Click through to watch Willam’s new music video:

Cool story, bro… But, uh, let’s change the topic.

WERE YOU HAPPY WITH THIS SEASON’S WINNER?

22 thoughts on “What Did Willam Do?

  1.  Congrats to Needles! Yay for winning!
    Now, I believe one of two things: Willam was either a set-up from the very beginning (how convenient for Ru to kick off someone else than one of the lipsyncing queens who were on the SAME team) or the “I got side action during filming the show” is just BS – to preserve the reputation of both Willam and the show/Ru… oh well, I guess we’ll never know for sure…

  2. Willam is incredible!   I’m not sure that I completely buy the story about why she was kicked off.   Part of me believes it was just a setup for ratings purposes.   If Willam won, she’d have to do the Absolut tour.   Getting kicked off ups her profile and will get her more acting work.    As far as Sharon Needles winning…YAY!    She performed here in OKC right after the first episode aired and was so incredible.   Kudos!     I do wish Chad Michaels would have been awarded something, but will be satisfied with Phi Phi going home without the crown.  PS…Princess’s attitude…not pretty. 

  3. A friend of a friend (I know right) is acquainted with William…he told me this weeks ago. So, if that lends any credence…there it is.

  4. It is kinda lame – and there is prolly more to it… But I originally hated Willam, but she grew on me. I actually wanna see more of here… and shes coming to my town in June for a show so YAY!. I think I’ll have Chick-Fil-A for lunch today.

  5. Thank God, or RuPaul, that Phi Phi didn’t win. She was sahdy, and Willam called her out, as did Jiggly. And I don’t believe her tears for a minute.

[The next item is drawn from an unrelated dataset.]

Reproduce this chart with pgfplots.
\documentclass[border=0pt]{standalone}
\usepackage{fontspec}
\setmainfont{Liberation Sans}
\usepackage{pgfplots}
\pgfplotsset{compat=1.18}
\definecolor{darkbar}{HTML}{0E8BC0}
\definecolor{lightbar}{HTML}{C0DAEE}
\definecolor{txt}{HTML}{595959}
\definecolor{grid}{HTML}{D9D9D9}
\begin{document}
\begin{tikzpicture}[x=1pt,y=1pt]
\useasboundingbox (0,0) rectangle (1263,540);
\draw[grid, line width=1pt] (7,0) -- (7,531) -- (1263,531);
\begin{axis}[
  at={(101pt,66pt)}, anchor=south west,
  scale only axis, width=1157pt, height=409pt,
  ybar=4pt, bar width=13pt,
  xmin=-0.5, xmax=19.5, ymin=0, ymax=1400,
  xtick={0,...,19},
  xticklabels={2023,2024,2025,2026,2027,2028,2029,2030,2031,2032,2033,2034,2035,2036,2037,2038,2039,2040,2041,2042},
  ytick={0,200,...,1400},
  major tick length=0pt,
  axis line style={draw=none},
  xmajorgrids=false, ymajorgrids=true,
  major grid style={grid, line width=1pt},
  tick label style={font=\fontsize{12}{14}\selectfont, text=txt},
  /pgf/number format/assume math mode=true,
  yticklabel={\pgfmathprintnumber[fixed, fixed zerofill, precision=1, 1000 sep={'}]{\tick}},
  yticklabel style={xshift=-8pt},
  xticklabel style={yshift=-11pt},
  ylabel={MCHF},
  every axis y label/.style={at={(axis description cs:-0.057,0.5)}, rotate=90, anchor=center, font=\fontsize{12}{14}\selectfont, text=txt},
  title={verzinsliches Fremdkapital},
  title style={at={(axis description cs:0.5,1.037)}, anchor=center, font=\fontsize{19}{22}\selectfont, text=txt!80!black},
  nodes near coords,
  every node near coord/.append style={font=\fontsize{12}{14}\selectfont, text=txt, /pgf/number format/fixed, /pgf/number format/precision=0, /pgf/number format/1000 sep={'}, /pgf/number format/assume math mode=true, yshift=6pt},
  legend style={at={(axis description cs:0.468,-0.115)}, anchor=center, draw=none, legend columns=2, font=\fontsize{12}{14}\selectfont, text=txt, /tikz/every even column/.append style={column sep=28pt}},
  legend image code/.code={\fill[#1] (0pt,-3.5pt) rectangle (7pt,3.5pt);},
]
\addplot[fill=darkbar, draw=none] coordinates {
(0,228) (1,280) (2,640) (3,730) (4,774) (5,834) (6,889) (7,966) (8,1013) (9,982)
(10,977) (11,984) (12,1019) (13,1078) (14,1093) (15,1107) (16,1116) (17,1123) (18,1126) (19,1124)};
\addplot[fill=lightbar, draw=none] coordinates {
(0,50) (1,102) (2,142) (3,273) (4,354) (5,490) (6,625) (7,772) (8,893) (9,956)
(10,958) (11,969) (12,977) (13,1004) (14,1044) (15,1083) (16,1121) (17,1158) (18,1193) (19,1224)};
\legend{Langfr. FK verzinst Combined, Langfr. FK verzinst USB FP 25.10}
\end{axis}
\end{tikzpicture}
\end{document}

  6. willam is awesome, and although she didn’t have the chance to win, her calling out phiphi’s bullshit last nite made the show   lol.   oh, and the “RuPologizing” comment.     i was going to TRY to keep the comment spoiler free, but since EVERY comment before me mentioned it, HOORAY FOR SHARON!!!   lol.  

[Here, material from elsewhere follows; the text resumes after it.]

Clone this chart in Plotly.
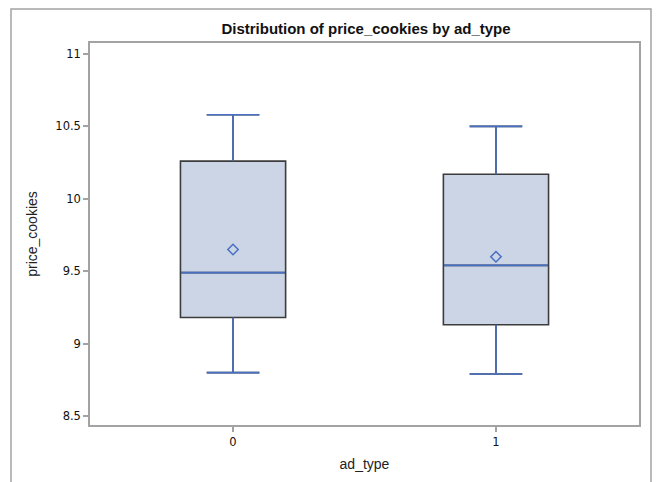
import plotly.graph_objects as go

# Summary statistics of price_cookies for each ad_type group
ad_type = [0, 1]
lower_whisker = [8.80, 8.79]
q1 = [9.18, 9.13]
median = [9.49, 9.54]
mean = [9.65, 9.60]
q3 = [10.26, 10.17]
upper_whisker = [10.58, 10.50]

y_ticks = [8.5, 9, 9.5, 10, 10.5, 11]
y_tick_labels = ["8.5", "9", "9.5", "10", "10.5", "11"]
x_tick_labels = ["0", "1"]

BOX_WIDTH = 0.4
CAP_HALF = 0.1
BLUE = "#4a70c4"
FILL = "#cbd5e5"
OUTLINE = "#3c3c3c"
FRAME = "#a3a3a3"

fig = go.Figure()

# Box bodies (dark outline, light fill)
fig.add_trace(go.Box(
    x=ad_type,
    q1=q1, median=median, q3=q3,
    lowerfence=lower_whisker, upperfence=upper_whisker,
    width=BOX_WIDTH,
    whiskerwidth=0.5,
    fillcolor=FILL,
    line=dict(color=OUTLINE, width=1.6),
    boxpoints=False,
    hoverinfo="skip",
))

# Whiskers, caps and medians in blue on top of the boxes
wx, wy = [], []
for x, lo, a, m, b, hi in zip(ad_type, lower_whisker, q1, median, q3, upper_whisker):
    half = BOX_WIDTH / 2
    wx += [x, x, None, x - CAP_HALF, x + CAP_HALF, None]
    wy += [b, hi, None, hi, hi, None]
    wx += [x, x, None, x - CAP_HALF, x + CAP_HALF, None]
    wy += [a, lo, None, lo, lo, None]
    wx += [x - half + 0.003, x + half - 0.003, None]
    wy += [m, m, None]
fig.add_trace(go.Scatter(
    x=wx, y=wy, mode="lines",
    line=dict(color=BLUE, width=1.6),
    hoverinfo="skip",
))

# Group means
fig.add_trace(go.Scatter(
    x=ad_type, y=mean, mode="markers",
    marker=dict(symbol="diamond-open", size=8, color=BLUE,
                line=dict(color=BLUE, width=1.5)),
    hoverinfo="skip",
))

fig.update_layout(
    width=660, height=482,
    margin=dict(l=90, r=21, t=43, b=57),
    paper_bgcolor="white",
    plot_bgcolor="white",
    showlegend=False,
    title=dict(
        text="<b>Distribution of price_cookies by ad_type</b>",
        x=(366 / 660), xanchor="center",
        y=1 - 29 / 482, yanchor="middle",
        font=dict(family="Liberation Sans, Arial, sans-serif", size=15, color="#111"),
    ),
    xaxis=dict(
        range=[-0.544, 1.544],
        tickvals=ad_type, ticktext=x_tick_labels,
        showgrid=False, zeroline=False,
        showline=True, mirror=True, linecolor=FRAME, linewidth=1.5,
        ticks="outside", ticklen=5, tickcolor=FRAME, tickwidth=1.5,
        tickfont=dict(family="DejaVu Sans, sans-serif", size=11.5, color="#111"),
        title=dict(text="ad_type", standoff=12,
                   font=dict(family="Liberation Sans, Arial, sans-serif", size=14, color="#222")),
    ),
    yaxis=dict(
        range=[8.438, 11.076],
        tickvals=y_ticks, ticktext=y_tick_labels,
        showgrid=False, zeroline=False,
        showline=True, mirror=True, linecolor=FRAME, linewidth=1.5,
        ticks="outside", ticklen=5, tickcolor=FRAME, tickwidth=1.5,
        tickfont=dict(family="DejaVu Sans, sans-serif", size=11.5, color="#111"),
        title=dict(text="price_cookies", standoff=14,
                   font=dict(family="Liberation Sans, Arial, sans-serif", size=14, color="#222")),
    ),
    shapes=[dict(
        type="rect", xref="paper", yref="paper",
        x0=(11 - 90) / 549, x1=(651 - 90) / 549,
        y0=-0.3, y1=(425 - 9) / 382,
        line=dict(color=FRAME, width=1.5),
        fillcolor="rgba(0,0,0,0)",
        layer="below",
    )],
)

fig.write_html("out.html")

  7. This is what drag is represented by? I though Drag was/is Glamour, Fashion, Style and Attitude and Willam only has attitude. An air headed, loudmouthed, anorexic, bitch…no not bitch because that would insult the name of Bitch itself. What has the entertainment industry come down to. Willam was here in Madison and I saw the show and thought, “this is it? this is what the fuss/commotion was all about?” a bloody hot mess. Bloody, because my eyes were bleeding from the terror that stabbed my corneas. UGH!! no thanks!

  8. Sharon was unconventional, like madonna was in the eighties and it worked for her and for Sharon

  9. But i did love her name “Sharing needles”, it made a statement, she is one smart cookie

  10. beyond glad that sharon needles won!  i did love me some chad tho….and willam is too amazing for words, love that skinny bitch!

  11. I HATE Logo!!! Rupauls drag race? 1 girl 5 gays? Logo should only have 1 show, a little concept I call “dancing naked muscle guys”.

  12. i’m sorry you didn’t enjoy the show. Your opinion is quite valid but there are some facts you have wrong. I’m not anorexic. I used to be 200lbs and i found that working out has helped me and my body is not a blue ribbon prize that i get to show off. Your lovely state of Wisconsin with all that cheese tried to sneak me and bloat me up but it didn’t work. #sorryboutit.

    WILLAM

  13. I’m not buying the “got sent home for fucking the bf” excuse. That doesn’t explain why he was doubled over puking. I’m guessing he was doing hormone injections or possibly illegal drugs. I think they even commented earlier that day about his behavior that he was really out of sorts.

  14. She was puking cuz she knew she was going home so she ate alot during break, n since she had a corset on her stomach couldn’t help but let it all out. They just show us that to create a bigger speculation n reaction. Which of course it did.